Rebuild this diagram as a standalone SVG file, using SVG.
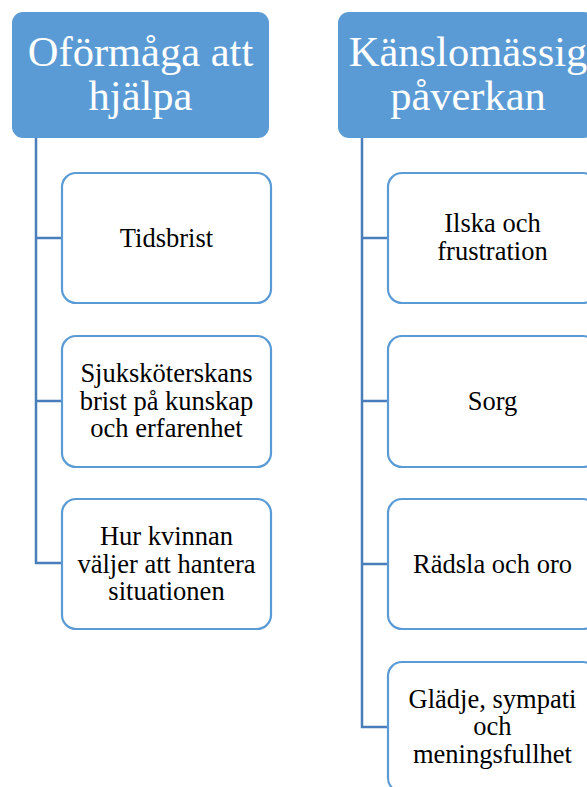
<svg xmlns="http://www.w3.org/2000/svg" width="587" height="787" viewBox="0 0 587 787">
<style>
.hdr{fill:#5B9BD5;}
.hdrt{font-family:"Liberation Serif","Times New Roman",serif;font-size:42.5px;fill:#ffffff;text-anchor:middle;}
.box{fill:#ffffff;stroke:#5B9BD5;stroke-width:2.2;}
.bt{font-family:"Liberation Serif","Times New Roman",serif;font-size:26.5px;fill:#000000;text-anchor:middle;}
.con{fill:none;stroke:#4A7EBB;stroke-width:2.5;}
</style>
<rect width="587" height="787" fill="#ffffff"/>
<g id="connectors">
<path class="con" d="M36,138 V563 H62 M36,238 H62 M36,401 H62"/>
<path class="con" d="M362,138 V727 H388 M362,238 H388 M362,401 H388 M362,564 H388"/>
</g>
<g id="h1">
<rect class="hdr" x="12" y="12" width="257" height="126" rx="11"/>
<text class="hdrt" x="140.5" y="66">Oförmåga att</text>
<text class="hdrt" x="140.5" y="110">hjälpa</text>
</g>
<g id="h2">
<rect class="hdr" x="338" y="12" width="257" height="126" rx="11"/>
<text class="hdrt" x="468" y="66">Känslomässig</text>
<text class="hdrt" x="468" y="110">påverkan</text>
</g>
<g id="n1">
<rect class="box" x="62" y="173" width="209" height="130" rx="14"/>
<text class="bt" x="166.5" y="247">Tidsbrist</text>
</g>
<g id="n2">
<rect class="box" x="62" y="336" width="209" height="131" rx="14"/>
<text class="bt" x="166.5" y="382">Sjuksköterskans</text>
<text class="bt" x="166.5" y="409.5">brist på kunskap</text>
<text class="bt" x="166.5" y="437">och erfarenhet</text>
</g>
<g id="n3">
<rect class="box" x="62" y="499" width="209" height="130" rx="14"/>
<text class="bt" x="166.5" y="545">Hur kvinnan</text>
<text class="bt" x="166.5" y="572.5">väljer att hantera</text>
<text class="bt" x="166.5" y="600">situationen</text>
</g>
<g id="n4">
<rect class="box" x="388" y="173" width="209" height="130" rx="14"/>
<text class="bt" x="492.5" y="232">Ilska och</text>
<text class="bt" x="492.5" y="259.5">frustration</text>
</g>
<g id="n5">
<rect class="box" x="388" y="336" width="209" height="131" rx="14"/>
<text class="bt" x="492.5" y="410">Sorg</text>
</g>
<g id="n6">
<rect class="box" x="388" y="499" width="209" height="130" rx="14"/>
<text class="bt" x="492.5" y="573">Rädsla och oro</text>
</g>
<g id="n7">
<rect class="box" x="388" y="662" width="209" height="130" rx="14"/>
<text class="bt" x="492.5" y="707.5">Glädje, sympati</text>
<text class="bt" x="492.5" y="735">och</text>
<text class="bt" x="492.5" y="762.5">meningsfullhet</text>
</g>
</svg>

===

Problem to work on
Copy every line above word for word and exclude the pictures.

The reply
Rebuild this diagram as a standalone SVG file, using SVG.
<svg xmlns="http://www.w3.org/2000/svg" width="587" height="787" viewBox="0 0 587 787">
<style>
.hdr{fill:#5B9BD5;}
.hdrt{font-family:"Liberation Serif","Times New Roman",serif;font-size:42.5px;fill:#ffffff;text-anchor:middle;}
.box{fill:#ffffff;stroke:#5B9BD5;stroke-width:2.2;}
.bt{font-family:"Liberation Serif","Times New Roman",serif;font-size:26.5px;fill:#000000;text-anchor:middle;}
.con{fill:none;stroke:#4A7EBB;stroke-width:2.5;}
</style>
<rect width="587" height="787" fill="#ffffff"/>
<g id="connectors">
<path class="con" d="M36,138 V563 H62 M36,238 H62 M36,401 H62"/>
<path class="con" d="M362,138 V727 H388 M362,238 H388 M362,401 H388 M362,564 H388"/>
</g>
<g id="h1">
<rect class="hdr" x="12" y="12" width="257" height="126" rx="11"/>
<text class="hdrt" x="140.5" y="66">Oförmåga att</text>
<text class="hdrt" x="140.5" y="110">hjälpa</text>
</g>
<g id="h2">
<rect class="hdr" x="338" y="12" width="257" height="126" rx="11"/>
<text class="hdrt" x="468" y="66">Känslomässig</text>
<text class="hdrt" x="468" y="110">påverkan</text>
</g>
<g id="n1">
<rect class="box" x="62" y="173" width="209" height="130" rx="14"/>
<text class="bt" x="166.5" y="247">Tidsbrist</text>
</g>
<g id="n2">
<rect class="box" x="62" y="336" width="209" height="131" rx="14"/>
<text class="bt" x="166.5" y="382">Sjuksköterskans</text>
<text class="bt" x="166.5" y="409.5">brist på kunskap</text>
<text class="bt" x="166.5" y="437">och erfarenhet</text>
</g>
<g id="n3">
<rect class="box" x="62" y="499" width="209" height="130" rx="14"/>
<text class="bt" x="166.5" y="545">Hur kvinnan</text>
<text class="bt" x="166.5" y="572.5">väljer att hantera</text>
<text class="bt" x="166.5" y="600">situationen</text>
</g>
<g id="n4">
<rect class="box" x="388" y="173" width="209" height="130" rx="14"/>
<text class="bt" x="492.5" y="232">Ilska och</text>
<text class="bt" x="492.5" y="259.5">frustration</text>
</g>
<g id="n5">
<rect class="box" x="388" y="336" width="209" height="131" rx="14"/>
<text class="bt" x="492.5" y="410">Sorg</text>
</g>
<g id="n6">
<rect class="box" x="388" y="499" width="209" height="130" rx="14"/>
<text class="bt" x="492.5" y="573">Rädsla och oro</text>
</g>
<g id="n7">
<rect class="box" x="388" y="662" width="209" height="130" rx="14"/>
<text class="bt" x="492.5" y="707.5">Glädje, sympati</text>
<text class="bt" x="492.5" y="735">och</text>
<text class="bt" x="492.5" y="762.5">meningsfullhet</text>
</g>
</svg>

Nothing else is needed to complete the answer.